耶馬英彦

ペーパーシティ 東京大空襲の記憶の耶馬英彦のレビュー・感想・評価

3.5
 1945年3月は、日本各地を大空襲が襲った。東京大空襲、名古屋大空襲、大阪大空襲。東京大空襲の死者は10万人だ。長崎原爆の7万人を超え、広島原爆の14万人に迫る。

 軍人や軍に勤務していた人たちの遺族には、遺族年金や遺族弔慰金が支給される。いまだに支給されている。支給しているのは自民党政権であり、戦没者遺族会は政党の根強い支持母体となっている。戦没者というのは軍人や軍勤務の人たちであり、一般の民間人は含まれない。つまり大空襲で亡くなった人々の遺族には1円たりとも公費の支給はなかった。

 大空襲の被害者たちが集まる街頭集会の横を、右翼の街宣車が通る。拡声器で「東京大空襲。悪いのはアメリカであって、日本ではない。国に補償金を要求するなんて、そんな乞食みたいなことはやめなさい」と叫ぶ。それを虚ろに見つめる老人たち。しかし集会の目的はカネではない。街宣車の右翼は老人たちの目的を歪めて解釈し、非難しているのだ。街宣車の費用や右翼たちの日当は何処から出ているのだろうか。

 大空襲の被害に遭った民間人が求めているのは、補償金でも年金でも弔慰金でもない。国が民間人に大きな被害をもたらした責任を認めることを求めているのだ。カネよりも責任の所在である。その先には、国として二度と戦争をしない覚悟を約束してもらう目的がある。

 アベシンゾーからカス、キシダメと続く暗愚の宰相たちと自民党政権は、このところ急激に軍拡を進めている。戦争法案を通し、軍事予算を倍増する。そして国民の監視を強化する。マイナンバーカードのゴリ押しや電子帳簿保存法はその一環だ。街宣車の右翼もおそらくそうだ。日本を再び戦争国家にしようとしているのだ。
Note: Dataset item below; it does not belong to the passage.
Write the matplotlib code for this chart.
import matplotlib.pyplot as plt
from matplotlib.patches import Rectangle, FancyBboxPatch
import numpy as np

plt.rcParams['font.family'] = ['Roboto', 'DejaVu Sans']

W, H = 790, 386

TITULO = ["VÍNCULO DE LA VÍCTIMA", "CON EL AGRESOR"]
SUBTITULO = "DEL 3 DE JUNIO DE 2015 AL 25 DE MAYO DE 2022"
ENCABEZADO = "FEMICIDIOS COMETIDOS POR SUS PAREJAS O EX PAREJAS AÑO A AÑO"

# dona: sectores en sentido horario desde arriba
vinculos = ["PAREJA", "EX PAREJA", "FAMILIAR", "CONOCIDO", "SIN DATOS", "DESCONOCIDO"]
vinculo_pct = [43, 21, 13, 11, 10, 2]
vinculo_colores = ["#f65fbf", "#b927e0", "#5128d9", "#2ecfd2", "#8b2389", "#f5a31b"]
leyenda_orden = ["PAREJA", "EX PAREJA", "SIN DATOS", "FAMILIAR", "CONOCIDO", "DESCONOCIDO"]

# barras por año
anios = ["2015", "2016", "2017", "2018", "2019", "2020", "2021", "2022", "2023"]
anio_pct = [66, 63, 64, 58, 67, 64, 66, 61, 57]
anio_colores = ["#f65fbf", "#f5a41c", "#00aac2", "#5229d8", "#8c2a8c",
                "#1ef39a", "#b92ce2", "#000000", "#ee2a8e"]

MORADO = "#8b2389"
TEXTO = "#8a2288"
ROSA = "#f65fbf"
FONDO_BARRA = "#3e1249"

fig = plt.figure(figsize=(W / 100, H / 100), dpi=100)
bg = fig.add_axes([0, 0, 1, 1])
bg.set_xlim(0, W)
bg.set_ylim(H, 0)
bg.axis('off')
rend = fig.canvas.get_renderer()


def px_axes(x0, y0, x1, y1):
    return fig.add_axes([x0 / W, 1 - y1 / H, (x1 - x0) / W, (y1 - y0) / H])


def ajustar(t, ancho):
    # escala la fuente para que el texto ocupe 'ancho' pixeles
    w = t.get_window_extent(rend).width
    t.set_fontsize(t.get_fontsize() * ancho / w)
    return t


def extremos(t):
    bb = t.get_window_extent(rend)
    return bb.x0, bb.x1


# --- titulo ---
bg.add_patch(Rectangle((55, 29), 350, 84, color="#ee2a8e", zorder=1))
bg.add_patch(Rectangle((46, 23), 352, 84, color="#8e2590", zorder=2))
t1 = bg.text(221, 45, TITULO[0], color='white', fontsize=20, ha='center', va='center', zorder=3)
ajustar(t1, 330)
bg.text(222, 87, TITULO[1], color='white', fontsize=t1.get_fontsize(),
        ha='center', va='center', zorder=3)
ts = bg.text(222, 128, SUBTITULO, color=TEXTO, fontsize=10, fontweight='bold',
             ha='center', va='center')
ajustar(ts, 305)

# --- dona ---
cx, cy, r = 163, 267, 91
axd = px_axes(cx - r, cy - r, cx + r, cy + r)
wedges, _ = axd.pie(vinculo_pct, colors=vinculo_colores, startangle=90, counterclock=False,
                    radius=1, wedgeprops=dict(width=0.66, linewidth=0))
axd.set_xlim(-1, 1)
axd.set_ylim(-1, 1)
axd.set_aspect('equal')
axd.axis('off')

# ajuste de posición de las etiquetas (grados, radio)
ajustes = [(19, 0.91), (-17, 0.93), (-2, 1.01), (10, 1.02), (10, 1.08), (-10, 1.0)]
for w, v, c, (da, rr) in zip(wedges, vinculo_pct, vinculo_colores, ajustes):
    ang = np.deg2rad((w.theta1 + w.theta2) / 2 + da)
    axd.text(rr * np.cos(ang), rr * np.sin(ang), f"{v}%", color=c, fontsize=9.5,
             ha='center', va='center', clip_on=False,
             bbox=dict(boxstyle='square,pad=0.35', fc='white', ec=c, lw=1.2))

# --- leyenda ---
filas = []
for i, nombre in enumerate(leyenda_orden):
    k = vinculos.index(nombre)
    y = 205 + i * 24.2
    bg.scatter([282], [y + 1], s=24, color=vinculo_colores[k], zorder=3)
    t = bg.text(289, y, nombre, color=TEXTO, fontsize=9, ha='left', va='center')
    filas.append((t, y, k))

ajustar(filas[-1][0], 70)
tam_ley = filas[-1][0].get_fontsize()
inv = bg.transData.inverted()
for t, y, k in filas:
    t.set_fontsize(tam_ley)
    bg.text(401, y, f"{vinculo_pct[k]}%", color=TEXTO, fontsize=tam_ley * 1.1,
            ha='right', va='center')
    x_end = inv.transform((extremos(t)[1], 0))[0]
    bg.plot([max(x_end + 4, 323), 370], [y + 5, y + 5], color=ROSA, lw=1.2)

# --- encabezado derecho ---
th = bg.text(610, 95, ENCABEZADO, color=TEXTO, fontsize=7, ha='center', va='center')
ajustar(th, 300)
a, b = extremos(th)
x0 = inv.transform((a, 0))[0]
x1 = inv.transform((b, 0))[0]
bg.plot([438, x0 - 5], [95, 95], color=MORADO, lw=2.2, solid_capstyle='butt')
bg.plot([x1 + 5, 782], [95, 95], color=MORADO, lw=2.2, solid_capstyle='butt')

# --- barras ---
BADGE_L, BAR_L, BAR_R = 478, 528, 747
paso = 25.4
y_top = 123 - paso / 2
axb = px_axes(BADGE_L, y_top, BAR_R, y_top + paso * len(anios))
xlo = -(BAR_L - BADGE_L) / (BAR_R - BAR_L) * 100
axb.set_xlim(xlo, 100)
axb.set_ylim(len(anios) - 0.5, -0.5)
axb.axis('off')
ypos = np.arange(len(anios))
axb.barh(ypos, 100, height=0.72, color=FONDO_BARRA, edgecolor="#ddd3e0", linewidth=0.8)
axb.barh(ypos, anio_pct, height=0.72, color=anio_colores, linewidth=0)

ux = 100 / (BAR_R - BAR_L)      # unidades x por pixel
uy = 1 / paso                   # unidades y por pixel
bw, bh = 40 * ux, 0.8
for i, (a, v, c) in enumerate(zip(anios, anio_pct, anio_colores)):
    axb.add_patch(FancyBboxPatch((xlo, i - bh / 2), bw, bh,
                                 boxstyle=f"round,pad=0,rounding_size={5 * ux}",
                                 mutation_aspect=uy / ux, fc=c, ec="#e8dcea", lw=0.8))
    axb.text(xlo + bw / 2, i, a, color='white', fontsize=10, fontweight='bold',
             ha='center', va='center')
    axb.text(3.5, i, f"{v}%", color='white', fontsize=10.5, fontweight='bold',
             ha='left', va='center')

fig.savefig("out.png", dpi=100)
 国の威信という言葉を口にする者たちがいる。国の威信と国民の命を天秤にかけて、国の威信が大事だと言い張る。東條英機の精神性と同じだ。あまりにも愚かである。彼らは戦争被害の悲惨さを知らない。国民の命に比べれば、国の威信など無用の長物である。そんなものは投げ捨てて、他国に平身低頭しても、戦争だけは回避しなければならない。その覚悟がある政治家が日本にいるだろうか。
 しかしいま、国民の多くが、あまりにも愚かなその精神性に陥りつつある。国民の命よりも国家の威信。それは戦争に向かう精神性である。かつて大空襲で被害に遭った民間人のように、国家の威信のために国民は再び受忍を強いられることになる。老人たちの危惧は計り知れない。